How important is improvisation for you?
For me I see all composition as a form of improvisation. Which all a way of channeling the creative muse. It’s a doorway that you learn to open, and the creative forces of nature flow through you. It’s one of the most enjoyable feelings. Being honest with your soul.
How is the tour so far?
Very good. The crowds coming out to see us has been humbling. I can’t even get my head around it. And every show has been cathartic for me, and I feel fulfilled with this, and grateful to have an opportunity to play with these musicians and friends of mine to so many excited people.
How about Soccer96 and Champagne Dub?
Champagne Dub– we have actually recorded a new record, but I need to find time to finish it! We’ve gone pretty dark this time.
I also have a group called Coma World, which is experimental Lo-fi drums, bass and electronics. We have a record coming out this autumn on Byrd Out label.

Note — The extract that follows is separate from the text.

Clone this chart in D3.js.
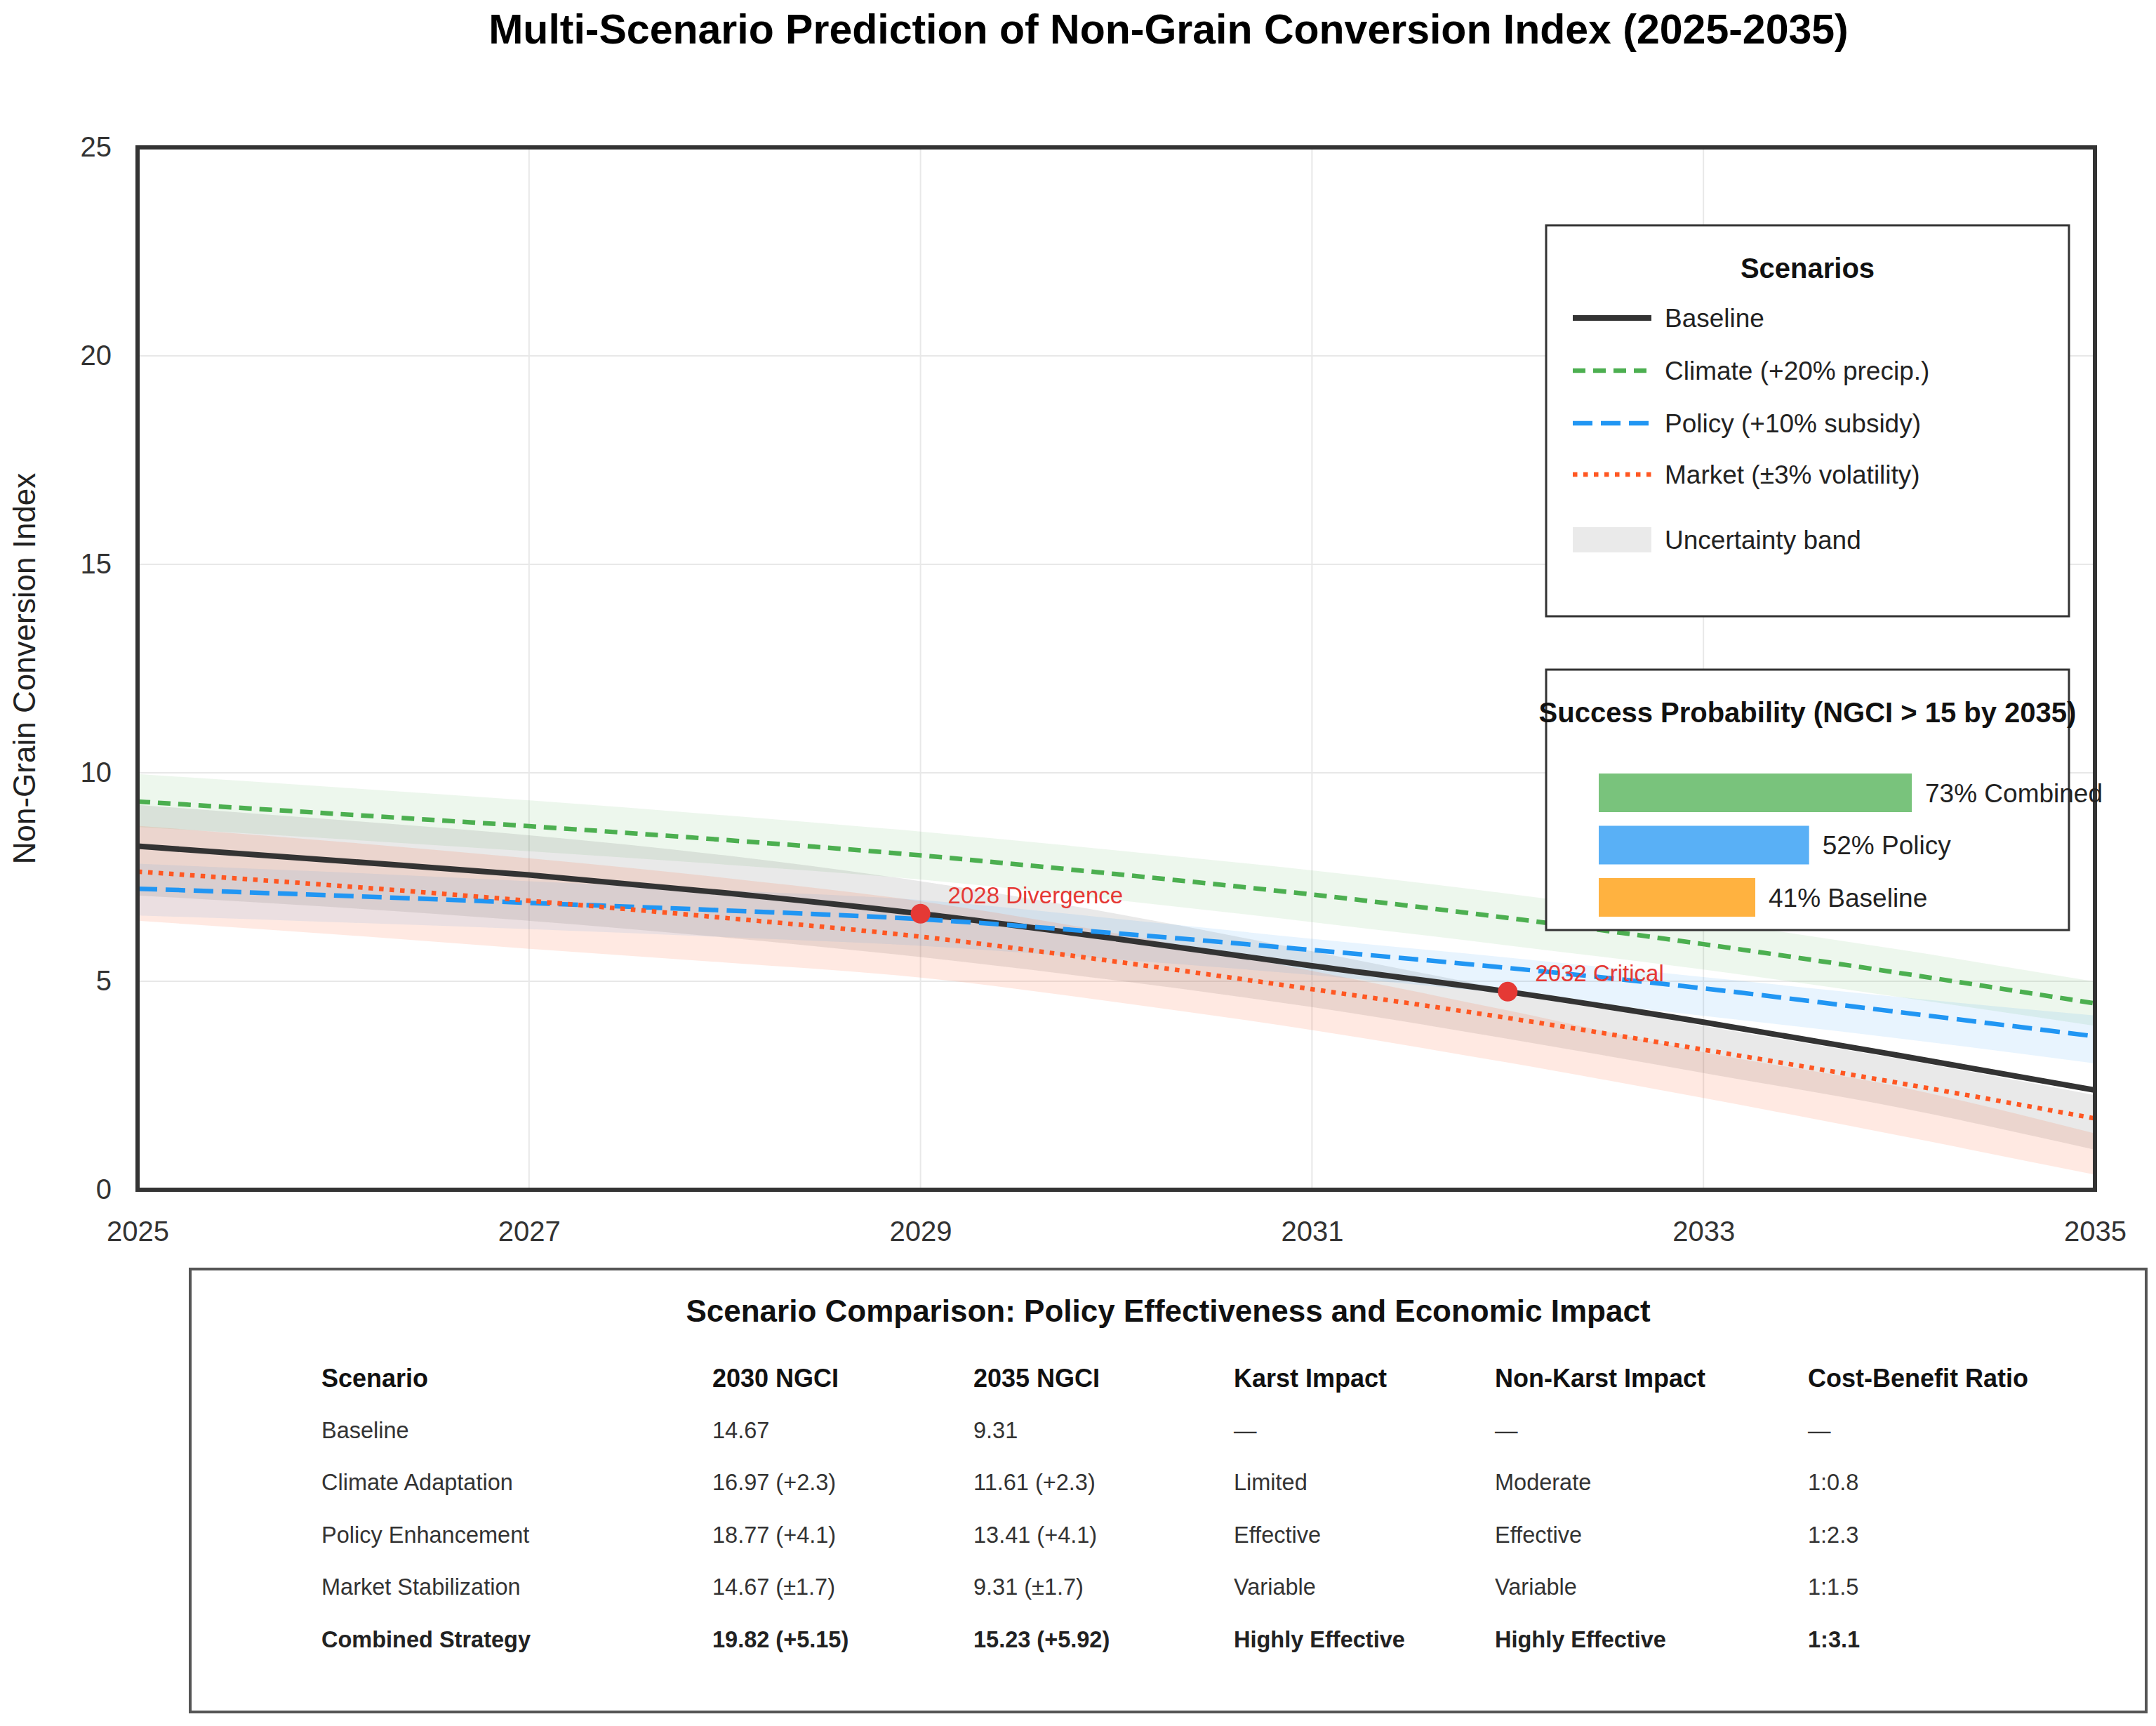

Also I have a collaboration – Nightports vs Betamax. This is due to come out in the summer too on Leaf label. They make electronic music by glitching up my drum takes. Really awesome.
What other musical activities have you undertaken lately?
My wife is a DJ from Peru ‘Mama Calor’. We have been collecting old Peruvian Cumbia and Afro Peruvian records from the 60s and 70s. I’m totally in this music now I love it. Check out ‘Los Mirlos’.
Let’s end this interview with some of your favourite albums. Have you found something new lately you would like to recommend to our readers?
I’m listening to Jon Bap and The Heliocentrics (my mum just joined this band playing Hurdy Gurdy).
Thank you. Last word is yours.
Thanks! Everyone take care of each other!